** START INFORMATION SHOWN **

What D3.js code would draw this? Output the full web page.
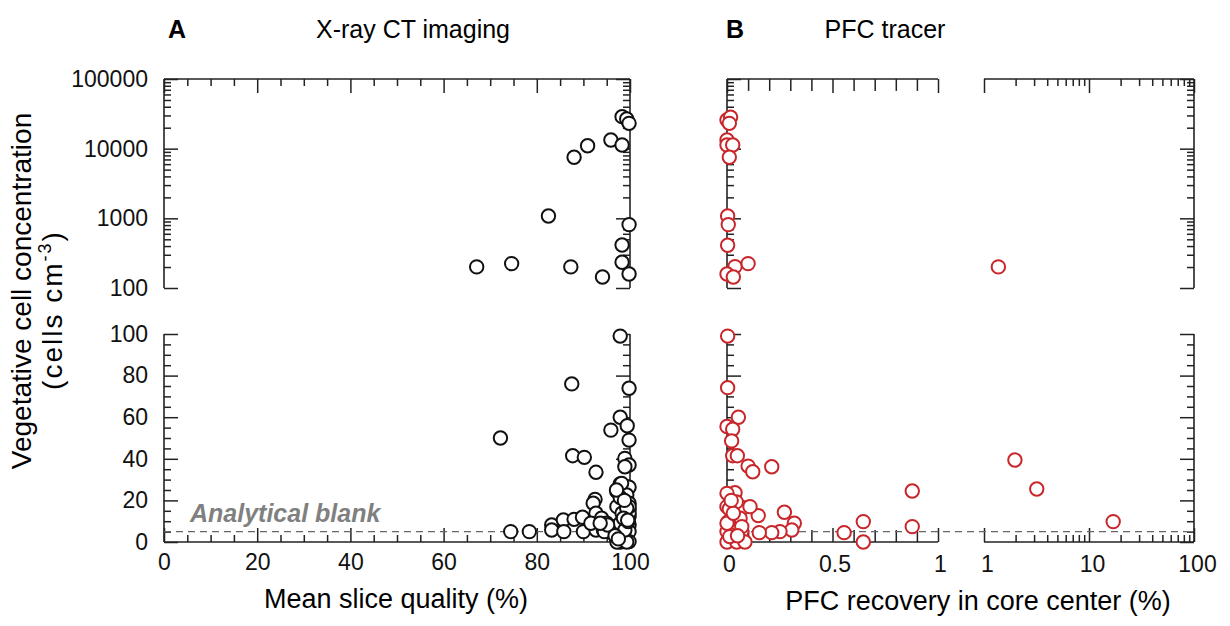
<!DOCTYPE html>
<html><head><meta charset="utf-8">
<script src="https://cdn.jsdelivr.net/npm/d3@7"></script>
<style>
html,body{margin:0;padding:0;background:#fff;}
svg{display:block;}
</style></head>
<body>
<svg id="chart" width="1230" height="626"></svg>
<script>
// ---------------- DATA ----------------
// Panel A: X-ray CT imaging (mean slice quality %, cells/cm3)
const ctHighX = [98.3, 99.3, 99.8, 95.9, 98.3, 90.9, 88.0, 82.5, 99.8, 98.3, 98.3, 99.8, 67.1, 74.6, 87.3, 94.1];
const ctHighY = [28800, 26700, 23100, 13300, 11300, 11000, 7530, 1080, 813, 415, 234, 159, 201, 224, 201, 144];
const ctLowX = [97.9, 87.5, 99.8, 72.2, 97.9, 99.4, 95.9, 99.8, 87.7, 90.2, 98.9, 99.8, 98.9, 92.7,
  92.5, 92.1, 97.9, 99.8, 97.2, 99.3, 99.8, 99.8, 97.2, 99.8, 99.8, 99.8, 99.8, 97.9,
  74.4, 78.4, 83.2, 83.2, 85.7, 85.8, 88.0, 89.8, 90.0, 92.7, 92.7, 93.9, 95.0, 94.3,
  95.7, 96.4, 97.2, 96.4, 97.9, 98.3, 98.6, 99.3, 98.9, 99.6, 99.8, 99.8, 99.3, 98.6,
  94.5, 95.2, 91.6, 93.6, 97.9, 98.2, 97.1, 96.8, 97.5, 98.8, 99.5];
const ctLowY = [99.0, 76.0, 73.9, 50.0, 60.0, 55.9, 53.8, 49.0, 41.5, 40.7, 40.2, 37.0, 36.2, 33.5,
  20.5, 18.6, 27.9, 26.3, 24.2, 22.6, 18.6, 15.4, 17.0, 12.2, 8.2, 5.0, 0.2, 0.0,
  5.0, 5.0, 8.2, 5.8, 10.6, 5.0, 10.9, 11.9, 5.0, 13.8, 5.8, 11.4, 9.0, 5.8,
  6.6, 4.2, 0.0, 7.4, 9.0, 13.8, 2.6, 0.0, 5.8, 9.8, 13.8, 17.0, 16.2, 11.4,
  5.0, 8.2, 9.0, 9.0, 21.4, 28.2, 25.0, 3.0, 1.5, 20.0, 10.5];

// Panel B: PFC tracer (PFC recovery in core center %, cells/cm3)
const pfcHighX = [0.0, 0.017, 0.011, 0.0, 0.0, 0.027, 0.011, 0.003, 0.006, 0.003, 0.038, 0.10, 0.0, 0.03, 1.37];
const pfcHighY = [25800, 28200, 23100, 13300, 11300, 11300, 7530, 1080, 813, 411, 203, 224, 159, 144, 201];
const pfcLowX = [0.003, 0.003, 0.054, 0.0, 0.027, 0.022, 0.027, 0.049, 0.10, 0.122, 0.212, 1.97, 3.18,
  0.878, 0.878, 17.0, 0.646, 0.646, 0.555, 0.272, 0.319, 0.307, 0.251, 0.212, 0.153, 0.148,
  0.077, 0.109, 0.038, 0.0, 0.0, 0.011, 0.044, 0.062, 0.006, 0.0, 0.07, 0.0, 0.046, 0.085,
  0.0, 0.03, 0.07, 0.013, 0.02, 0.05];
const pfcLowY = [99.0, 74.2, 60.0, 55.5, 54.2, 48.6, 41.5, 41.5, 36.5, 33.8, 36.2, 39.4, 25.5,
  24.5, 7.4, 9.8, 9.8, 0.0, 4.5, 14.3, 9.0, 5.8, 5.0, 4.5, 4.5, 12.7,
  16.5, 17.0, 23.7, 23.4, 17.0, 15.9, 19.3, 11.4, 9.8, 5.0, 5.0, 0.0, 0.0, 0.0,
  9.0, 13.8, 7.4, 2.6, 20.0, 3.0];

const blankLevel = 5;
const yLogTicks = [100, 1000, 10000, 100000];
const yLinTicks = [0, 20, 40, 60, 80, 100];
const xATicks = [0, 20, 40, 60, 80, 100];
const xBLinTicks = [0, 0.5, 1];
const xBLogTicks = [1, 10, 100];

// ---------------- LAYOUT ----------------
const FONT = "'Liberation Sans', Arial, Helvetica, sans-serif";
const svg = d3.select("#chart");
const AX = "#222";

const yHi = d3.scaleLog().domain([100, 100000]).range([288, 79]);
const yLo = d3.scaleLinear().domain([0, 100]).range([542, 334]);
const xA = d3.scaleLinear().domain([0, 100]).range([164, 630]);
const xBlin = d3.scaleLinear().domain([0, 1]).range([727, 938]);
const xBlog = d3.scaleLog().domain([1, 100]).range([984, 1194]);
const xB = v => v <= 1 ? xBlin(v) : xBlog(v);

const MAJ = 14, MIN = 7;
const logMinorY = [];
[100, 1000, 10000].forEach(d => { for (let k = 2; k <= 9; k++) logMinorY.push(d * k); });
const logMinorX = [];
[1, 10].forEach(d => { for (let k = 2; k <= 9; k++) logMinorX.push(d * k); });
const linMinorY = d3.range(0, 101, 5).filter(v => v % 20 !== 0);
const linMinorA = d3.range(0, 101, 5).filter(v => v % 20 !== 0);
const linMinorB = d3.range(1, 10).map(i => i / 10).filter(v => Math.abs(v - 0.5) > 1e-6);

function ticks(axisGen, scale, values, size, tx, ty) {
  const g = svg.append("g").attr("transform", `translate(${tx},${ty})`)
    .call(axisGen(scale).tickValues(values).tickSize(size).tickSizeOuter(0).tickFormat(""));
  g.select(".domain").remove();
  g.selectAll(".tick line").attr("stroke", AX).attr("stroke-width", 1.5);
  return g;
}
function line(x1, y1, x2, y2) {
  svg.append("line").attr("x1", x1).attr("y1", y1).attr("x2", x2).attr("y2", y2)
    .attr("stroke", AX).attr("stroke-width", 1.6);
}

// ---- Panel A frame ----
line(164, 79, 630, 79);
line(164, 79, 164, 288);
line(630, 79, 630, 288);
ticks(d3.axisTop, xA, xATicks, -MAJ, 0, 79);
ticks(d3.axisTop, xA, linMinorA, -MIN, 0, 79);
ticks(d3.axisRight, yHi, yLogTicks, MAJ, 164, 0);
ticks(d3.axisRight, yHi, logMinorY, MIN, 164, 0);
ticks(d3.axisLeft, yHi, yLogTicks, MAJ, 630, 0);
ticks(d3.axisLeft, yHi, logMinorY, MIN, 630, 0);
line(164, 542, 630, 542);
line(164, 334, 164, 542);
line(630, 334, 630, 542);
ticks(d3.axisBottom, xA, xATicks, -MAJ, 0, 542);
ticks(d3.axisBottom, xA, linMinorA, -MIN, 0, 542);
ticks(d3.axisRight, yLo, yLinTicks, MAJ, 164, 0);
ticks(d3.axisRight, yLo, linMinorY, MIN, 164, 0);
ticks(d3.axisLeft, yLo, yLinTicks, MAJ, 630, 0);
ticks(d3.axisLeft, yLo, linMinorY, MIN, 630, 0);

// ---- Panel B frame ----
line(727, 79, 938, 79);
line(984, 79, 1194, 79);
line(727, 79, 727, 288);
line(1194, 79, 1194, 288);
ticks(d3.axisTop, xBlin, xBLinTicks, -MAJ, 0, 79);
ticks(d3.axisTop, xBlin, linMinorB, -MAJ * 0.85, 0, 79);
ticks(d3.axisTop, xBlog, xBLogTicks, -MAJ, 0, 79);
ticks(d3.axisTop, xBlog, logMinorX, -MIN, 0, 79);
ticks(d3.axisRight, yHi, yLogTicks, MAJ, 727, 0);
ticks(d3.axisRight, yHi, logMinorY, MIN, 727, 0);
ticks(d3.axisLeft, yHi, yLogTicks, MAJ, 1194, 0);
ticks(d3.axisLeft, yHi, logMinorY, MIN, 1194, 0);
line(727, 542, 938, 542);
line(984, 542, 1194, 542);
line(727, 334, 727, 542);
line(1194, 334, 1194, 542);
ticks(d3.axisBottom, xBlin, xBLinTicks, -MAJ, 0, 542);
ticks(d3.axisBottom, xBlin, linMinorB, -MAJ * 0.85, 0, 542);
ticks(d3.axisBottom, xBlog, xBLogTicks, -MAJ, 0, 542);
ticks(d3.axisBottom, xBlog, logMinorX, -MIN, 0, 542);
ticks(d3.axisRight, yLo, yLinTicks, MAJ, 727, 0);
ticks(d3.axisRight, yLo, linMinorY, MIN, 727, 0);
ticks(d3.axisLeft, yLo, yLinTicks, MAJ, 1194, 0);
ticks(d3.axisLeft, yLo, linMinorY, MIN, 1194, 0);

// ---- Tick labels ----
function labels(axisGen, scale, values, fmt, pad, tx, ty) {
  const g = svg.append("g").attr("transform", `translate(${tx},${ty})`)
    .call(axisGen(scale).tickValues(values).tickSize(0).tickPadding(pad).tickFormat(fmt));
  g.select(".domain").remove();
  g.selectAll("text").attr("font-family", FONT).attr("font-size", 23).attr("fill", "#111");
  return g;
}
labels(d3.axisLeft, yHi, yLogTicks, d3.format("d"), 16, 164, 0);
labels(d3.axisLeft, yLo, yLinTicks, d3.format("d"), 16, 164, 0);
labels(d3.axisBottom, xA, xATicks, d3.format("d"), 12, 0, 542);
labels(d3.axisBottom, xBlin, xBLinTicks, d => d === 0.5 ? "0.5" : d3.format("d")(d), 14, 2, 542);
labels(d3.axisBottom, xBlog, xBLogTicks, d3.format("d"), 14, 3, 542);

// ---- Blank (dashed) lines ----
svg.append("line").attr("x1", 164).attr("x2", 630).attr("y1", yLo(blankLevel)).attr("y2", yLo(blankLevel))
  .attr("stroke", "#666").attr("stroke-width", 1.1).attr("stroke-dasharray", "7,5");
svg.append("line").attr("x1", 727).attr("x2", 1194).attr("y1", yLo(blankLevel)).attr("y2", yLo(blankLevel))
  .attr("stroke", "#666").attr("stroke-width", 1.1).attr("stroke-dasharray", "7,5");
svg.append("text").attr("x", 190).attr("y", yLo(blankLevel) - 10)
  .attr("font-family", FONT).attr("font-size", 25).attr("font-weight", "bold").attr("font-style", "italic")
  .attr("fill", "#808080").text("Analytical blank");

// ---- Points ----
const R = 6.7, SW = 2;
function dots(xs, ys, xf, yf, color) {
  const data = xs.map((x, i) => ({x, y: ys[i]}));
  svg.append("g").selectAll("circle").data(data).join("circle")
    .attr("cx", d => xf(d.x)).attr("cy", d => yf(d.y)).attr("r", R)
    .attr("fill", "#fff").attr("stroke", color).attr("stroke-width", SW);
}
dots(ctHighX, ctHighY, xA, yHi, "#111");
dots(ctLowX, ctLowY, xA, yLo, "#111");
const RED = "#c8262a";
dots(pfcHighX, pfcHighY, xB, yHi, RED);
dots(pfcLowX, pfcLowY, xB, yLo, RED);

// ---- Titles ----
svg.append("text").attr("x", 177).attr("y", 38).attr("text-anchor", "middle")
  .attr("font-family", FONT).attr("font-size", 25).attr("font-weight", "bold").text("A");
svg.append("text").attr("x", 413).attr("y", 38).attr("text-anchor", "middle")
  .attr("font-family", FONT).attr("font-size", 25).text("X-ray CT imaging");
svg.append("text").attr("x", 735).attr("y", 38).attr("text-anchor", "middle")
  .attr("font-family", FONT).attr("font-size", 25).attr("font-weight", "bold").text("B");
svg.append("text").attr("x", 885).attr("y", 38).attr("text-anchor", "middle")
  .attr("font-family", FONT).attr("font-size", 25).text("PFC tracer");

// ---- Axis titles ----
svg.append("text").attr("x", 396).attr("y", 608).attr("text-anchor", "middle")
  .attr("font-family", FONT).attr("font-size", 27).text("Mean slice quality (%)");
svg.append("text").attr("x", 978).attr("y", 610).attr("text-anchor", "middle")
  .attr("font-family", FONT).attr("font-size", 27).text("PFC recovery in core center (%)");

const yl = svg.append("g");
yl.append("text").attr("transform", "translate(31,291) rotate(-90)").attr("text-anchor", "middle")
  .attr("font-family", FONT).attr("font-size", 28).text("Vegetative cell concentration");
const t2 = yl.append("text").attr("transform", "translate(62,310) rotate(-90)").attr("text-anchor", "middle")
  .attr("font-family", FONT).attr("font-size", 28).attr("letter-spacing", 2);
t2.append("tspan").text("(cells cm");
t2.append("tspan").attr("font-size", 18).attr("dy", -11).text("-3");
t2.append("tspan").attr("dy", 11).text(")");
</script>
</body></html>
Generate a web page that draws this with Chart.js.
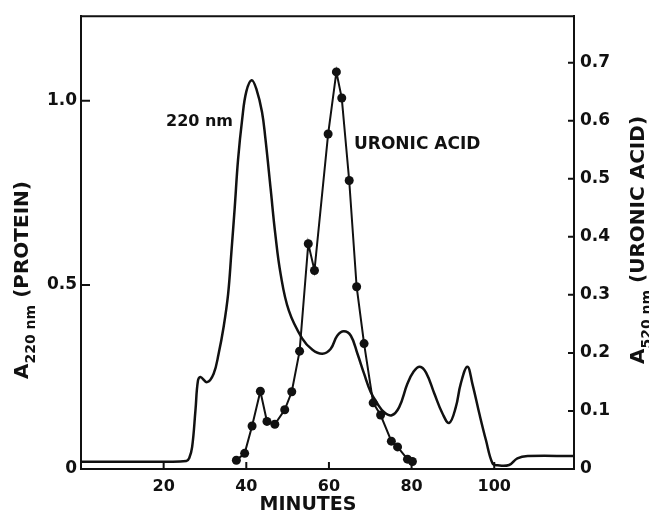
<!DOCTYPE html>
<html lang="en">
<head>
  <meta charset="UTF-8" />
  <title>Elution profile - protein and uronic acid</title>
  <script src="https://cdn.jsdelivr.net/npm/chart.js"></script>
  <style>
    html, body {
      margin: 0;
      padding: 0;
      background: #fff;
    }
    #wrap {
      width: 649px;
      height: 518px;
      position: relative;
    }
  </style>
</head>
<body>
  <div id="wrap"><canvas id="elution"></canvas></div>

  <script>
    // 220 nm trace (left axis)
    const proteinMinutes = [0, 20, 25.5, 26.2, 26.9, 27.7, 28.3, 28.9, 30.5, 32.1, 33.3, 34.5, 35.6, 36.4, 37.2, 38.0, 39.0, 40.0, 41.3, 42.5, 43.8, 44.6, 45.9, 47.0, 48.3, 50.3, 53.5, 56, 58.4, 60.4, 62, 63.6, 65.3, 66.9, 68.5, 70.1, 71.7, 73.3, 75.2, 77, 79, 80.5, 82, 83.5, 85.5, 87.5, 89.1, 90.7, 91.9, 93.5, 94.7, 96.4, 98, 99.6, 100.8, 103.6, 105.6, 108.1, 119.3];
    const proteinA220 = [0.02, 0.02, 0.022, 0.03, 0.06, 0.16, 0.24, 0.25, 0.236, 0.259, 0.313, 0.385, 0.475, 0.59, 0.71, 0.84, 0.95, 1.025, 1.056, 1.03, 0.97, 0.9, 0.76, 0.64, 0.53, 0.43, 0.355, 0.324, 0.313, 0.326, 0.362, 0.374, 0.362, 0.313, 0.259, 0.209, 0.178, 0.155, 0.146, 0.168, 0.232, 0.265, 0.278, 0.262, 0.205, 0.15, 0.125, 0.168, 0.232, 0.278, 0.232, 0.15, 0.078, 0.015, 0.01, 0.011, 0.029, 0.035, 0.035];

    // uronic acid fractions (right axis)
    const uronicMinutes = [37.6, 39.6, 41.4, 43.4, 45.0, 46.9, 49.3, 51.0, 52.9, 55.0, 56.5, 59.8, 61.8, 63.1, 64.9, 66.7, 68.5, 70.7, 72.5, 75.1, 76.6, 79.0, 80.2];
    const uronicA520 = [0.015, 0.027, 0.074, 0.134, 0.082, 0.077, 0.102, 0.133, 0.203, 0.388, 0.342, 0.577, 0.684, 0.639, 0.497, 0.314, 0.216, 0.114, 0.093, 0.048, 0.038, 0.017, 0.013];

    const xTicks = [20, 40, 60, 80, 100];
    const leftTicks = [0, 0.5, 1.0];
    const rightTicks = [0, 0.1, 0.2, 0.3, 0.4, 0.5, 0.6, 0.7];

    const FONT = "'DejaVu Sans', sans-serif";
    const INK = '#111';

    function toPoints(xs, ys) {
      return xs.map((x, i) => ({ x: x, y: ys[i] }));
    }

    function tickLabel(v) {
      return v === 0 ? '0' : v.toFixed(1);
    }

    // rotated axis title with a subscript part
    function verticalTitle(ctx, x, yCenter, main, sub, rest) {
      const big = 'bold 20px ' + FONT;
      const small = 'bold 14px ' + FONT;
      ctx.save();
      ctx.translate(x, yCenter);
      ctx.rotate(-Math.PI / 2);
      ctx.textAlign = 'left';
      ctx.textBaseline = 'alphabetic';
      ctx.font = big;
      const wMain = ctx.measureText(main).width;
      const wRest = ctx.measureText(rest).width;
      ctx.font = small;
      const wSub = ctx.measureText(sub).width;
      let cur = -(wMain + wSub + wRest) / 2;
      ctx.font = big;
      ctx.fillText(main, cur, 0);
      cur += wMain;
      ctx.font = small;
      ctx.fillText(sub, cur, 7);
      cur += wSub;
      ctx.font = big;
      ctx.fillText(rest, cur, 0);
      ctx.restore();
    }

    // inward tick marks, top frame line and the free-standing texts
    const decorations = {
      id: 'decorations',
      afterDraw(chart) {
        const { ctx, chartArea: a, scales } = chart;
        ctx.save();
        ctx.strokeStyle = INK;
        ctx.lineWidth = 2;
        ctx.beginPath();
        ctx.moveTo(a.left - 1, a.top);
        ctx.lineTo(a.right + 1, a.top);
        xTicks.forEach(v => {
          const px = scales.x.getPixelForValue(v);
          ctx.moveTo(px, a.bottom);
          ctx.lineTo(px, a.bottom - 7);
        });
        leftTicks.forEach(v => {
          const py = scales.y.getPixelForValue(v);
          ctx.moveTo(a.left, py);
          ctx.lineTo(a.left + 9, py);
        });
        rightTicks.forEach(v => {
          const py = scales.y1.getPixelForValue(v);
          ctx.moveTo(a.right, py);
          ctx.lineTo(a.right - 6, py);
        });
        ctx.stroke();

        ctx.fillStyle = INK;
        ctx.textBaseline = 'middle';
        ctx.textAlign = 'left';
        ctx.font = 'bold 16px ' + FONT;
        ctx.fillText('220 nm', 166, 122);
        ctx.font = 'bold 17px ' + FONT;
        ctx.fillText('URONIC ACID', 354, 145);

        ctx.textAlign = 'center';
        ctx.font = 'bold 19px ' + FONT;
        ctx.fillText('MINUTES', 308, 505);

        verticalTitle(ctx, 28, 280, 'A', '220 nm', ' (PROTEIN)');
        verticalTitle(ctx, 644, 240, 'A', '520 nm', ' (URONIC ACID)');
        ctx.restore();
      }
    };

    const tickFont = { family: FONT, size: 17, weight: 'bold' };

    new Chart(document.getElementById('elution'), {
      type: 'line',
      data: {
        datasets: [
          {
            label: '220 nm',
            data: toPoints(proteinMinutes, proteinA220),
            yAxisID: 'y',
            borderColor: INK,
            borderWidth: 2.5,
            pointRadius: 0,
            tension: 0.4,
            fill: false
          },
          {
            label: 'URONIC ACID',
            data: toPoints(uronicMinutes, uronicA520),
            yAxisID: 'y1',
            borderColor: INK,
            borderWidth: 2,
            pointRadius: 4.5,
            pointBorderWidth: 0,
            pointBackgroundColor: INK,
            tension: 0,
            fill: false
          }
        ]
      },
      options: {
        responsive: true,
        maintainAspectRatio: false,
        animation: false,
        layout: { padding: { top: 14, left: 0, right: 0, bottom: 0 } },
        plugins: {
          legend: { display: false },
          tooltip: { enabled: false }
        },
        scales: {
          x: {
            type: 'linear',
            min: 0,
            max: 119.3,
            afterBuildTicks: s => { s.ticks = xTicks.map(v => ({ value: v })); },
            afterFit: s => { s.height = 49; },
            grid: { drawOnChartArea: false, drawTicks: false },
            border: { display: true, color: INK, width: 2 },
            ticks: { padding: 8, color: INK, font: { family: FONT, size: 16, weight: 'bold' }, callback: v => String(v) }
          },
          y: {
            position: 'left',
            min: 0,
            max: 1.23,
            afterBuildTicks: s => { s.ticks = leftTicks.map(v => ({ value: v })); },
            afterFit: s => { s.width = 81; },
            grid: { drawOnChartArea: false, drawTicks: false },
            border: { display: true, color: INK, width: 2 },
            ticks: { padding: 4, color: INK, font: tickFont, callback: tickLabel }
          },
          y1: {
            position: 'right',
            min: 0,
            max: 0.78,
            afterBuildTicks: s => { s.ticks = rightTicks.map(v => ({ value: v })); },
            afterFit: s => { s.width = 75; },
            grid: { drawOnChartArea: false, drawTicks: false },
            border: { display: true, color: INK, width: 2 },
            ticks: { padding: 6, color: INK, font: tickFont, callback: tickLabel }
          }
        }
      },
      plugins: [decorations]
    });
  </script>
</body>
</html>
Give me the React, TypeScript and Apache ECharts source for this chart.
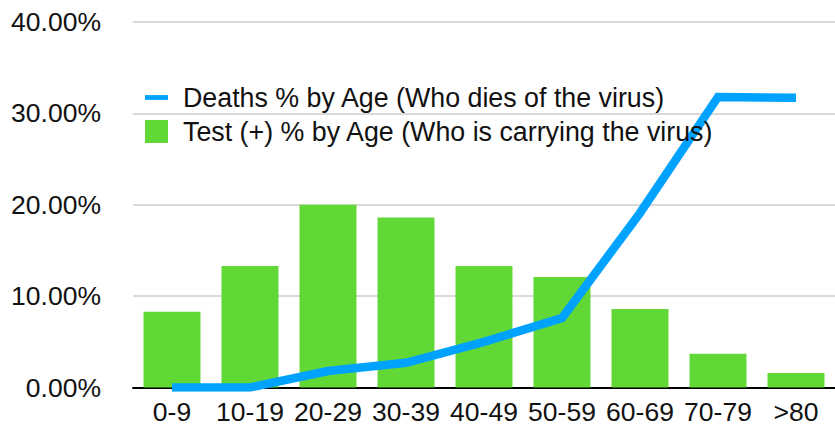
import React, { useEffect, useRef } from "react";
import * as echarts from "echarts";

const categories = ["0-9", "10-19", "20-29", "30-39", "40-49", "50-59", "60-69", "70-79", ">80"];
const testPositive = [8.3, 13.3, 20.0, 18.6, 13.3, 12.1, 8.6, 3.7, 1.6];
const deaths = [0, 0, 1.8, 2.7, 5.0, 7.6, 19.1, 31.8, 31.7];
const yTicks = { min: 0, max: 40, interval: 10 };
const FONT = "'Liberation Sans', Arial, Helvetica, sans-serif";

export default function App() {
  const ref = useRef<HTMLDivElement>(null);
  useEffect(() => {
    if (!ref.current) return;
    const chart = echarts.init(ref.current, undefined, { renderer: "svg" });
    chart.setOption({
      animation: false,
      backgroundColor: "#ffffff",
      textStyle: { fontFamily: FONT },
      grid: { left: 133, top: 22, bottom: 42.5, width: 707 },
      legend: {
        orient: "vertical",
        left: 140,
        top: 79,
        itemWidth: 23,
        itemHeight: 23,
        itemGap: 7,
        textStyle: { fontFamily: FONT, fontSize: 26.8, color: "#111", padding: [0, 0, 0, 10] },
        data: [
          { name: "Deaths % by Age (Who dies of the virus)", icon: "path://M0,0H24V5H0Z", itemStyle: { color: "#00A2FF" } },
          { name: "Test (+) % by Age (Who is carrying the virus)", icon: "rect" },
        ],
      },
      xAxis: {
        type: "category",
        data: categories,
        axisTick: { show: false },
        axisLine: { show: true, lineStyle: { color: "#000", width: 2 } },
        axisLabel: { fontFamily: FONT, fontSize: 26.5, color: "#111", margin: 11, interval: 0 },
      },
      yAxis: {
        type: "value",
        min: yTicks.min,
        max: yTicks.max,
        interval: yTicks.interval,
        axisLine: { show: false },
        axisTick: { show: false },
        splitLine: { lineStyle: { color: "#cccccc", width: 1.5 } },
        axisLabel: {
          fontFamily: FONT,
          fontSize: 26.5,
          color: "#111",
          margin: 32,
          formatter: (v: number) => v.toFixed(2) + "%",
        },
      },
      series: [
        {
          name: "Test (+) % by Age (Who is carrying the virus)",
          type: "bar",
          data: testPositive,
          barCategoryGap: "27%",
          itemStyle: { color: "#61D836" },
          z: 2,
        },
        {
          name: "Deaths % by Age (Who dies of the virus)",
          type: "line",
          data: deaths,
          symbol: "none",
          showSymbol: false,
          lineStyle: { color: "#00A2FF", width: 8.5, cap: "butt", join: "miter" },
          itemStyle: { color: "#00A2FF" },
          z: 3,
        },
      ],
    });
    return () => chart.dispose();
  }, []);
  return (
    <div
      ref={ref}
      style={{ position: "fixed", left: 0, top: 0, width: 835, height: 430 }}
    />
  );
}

** END INFORMATION SHOWN **

• WHAT YOU HAVE TO DO:
In the records, locate each line holding the string "this" and copy it.

• EXERCISE RESPONSE:
What D3.js code would draw this? Output the full web page.
Generate a web page that draws this with Chart.js.
Give me the React, TypeScript and Apache ECharts source for this chart.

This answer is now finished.